Ah, the dreams of the women’s movement. We envisioned a day when there would be women in high places, and here we are, with a female national security adviser, a female Secretary of the Interior, a female Labor Secretary and even our latest female corporate felon.
Now, I’ve never been a fan of Martha. Her elevation of domestic chores to an obsession, the profusion, in her magazines, of those dictatorial images insisting that your house be a sun-drenched, voile-curtained, neat-as-a-pin showroom, and her smug condescension while trimming the rough edges off poached eggs, all made me long to throw a cream pie at her.
But like many, I see her prosecution and conviction as a cross between showboating by federal prosecutors and good old-fashioned backlash. Did Martha lie? Looks like she did. Is Kenneth Lay still enjoying one of his five homes in Aspen? You bet.

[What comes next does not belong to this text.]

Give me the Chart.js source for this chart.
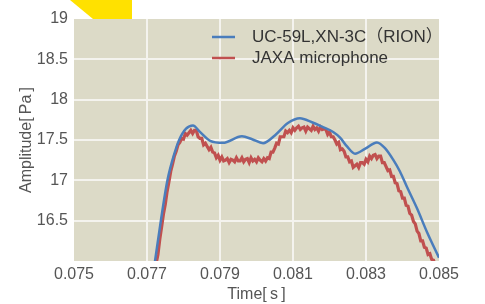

And there’s more to it than just her being a celebrity. Martha’s biggest crime, it seems, was to blur and confound the codes of gender in ways that have made a lot of men, and many women, uncomfortable. A woman who is an expert in hand-washing sweaters and folding napkins into the shape of flamingos is supposed to be nurturing, generous, innocent of ambition, focused on family. But Martha, even before the trial, came to be known as a tough, demanding, ruthless businesswoman who didn’t suffer fools and wasn’t particularly cuddly.
In a society where we police the borders of gender relentlessly, through clothing, gestures, behavior, language and activities, what are we to make of a woman who sells female domestication in a honey-hued voice but behind the cameras acts like what we expect of a tough-as-nails male CEO? Martha was an irresistible target not only because of her fame but because she seemed a housewife with way too much power. Worse, she was a housewife who got paid — a lot — for her labors, and a housewife who seemed greedy.
To emphasize that such a gender offender deserves whatever she gets, TV news reporters have slavered over accounts of how Stewart will be subjected to a cavity-search when she goes to prison. Has the viewing public been urged to imagine the same humiliation for Enron’s Jeffrey Skilling?
At the same time, ironically, Team Bush has successfully used women, in cabinet positions and elsewhere, to make the administration seem female-friendly and egalitarian. To read more about this, run, do not walk, to the nearest bookstore to get Laura Flanders’ terrific new book, Bushwomen.
She begins with Katherine Harris, and other chapters are devoted to Condoleezza Rice, Karen Hughes, Ann Veneman, Elaine Chao, Christine Todd Whitman and Gale Ann Norton. Of the five female cabinet members she profiles, only one has children. The rest are simply unfamiliar with struggles faced by millions of mothers to juggle the demands of work and family. All have “benefited directly from feminism — the movement they now cast as women’s enemy,” writes Flanders, who chides mainstream women’s organizations for failing to criticize the policies and actions of powerful women.
Flanders notes how sexist and racist conventions in the news media actually help make these women seem less powerful (and dangerous) than they actually are. For example, all you have to do is say “Katherine Harris” and one immediately pictures garish makeup and shellacked hair. “No one,” writes Flanders, “was made more fun of in the media” and “no one did more, more carefully, to use the power of her public office to steal the presidency for her candidate.”
Or take the endless pieces that have been written about Condoleezza Rice’s childhood in ’50s Birmingham, Alabama, and how she rose from there to success. A New York Times piece on Rice, for example, emphasized her hair, dress size and place of birth but “didn’t discuss her views on national security until the twenty-seventh paragraph.” No Times story so far has dwelt on Vice-President Cheney’s youth as a white man in “pre-civil rights Nebraska,” notes Flanders, writing that this news frame about Rice both “smacks of racism” and ignores what, exactly, she did after Birmingham.
The Bushwomen, writes Flanders, are “an extremist administration’s female front” and if the corporate media took them more seriously “they wouldn’t stand a chance.” They have been used to mask the ongoing gender gap plaguing the Republican Party. Flanders reminds us that in 2000 Bush had an 11-point margin over Gore with men, but that he lost women by the same amount. Thus it is crucial for women to look beyond the cabinet window dressing and learn what these Bushwomen are really about.
The Martha drama and Team Bush’s acute awareness of the gender gap ensures that gender will be front and center, if in often sneaky, subliminal and superficial ways in the coming campaign. Bushwomen and the Stewart conviction remind us how fatuous stereotypes keep us all in line and undermine women and the issues that matter to us most.
Susan J. Douglas is a professor of communications at the University of Michigan and a senior editor at In These Times. She is the author of In Our Prime: How Older Women Are Reinventing the Road Ahead.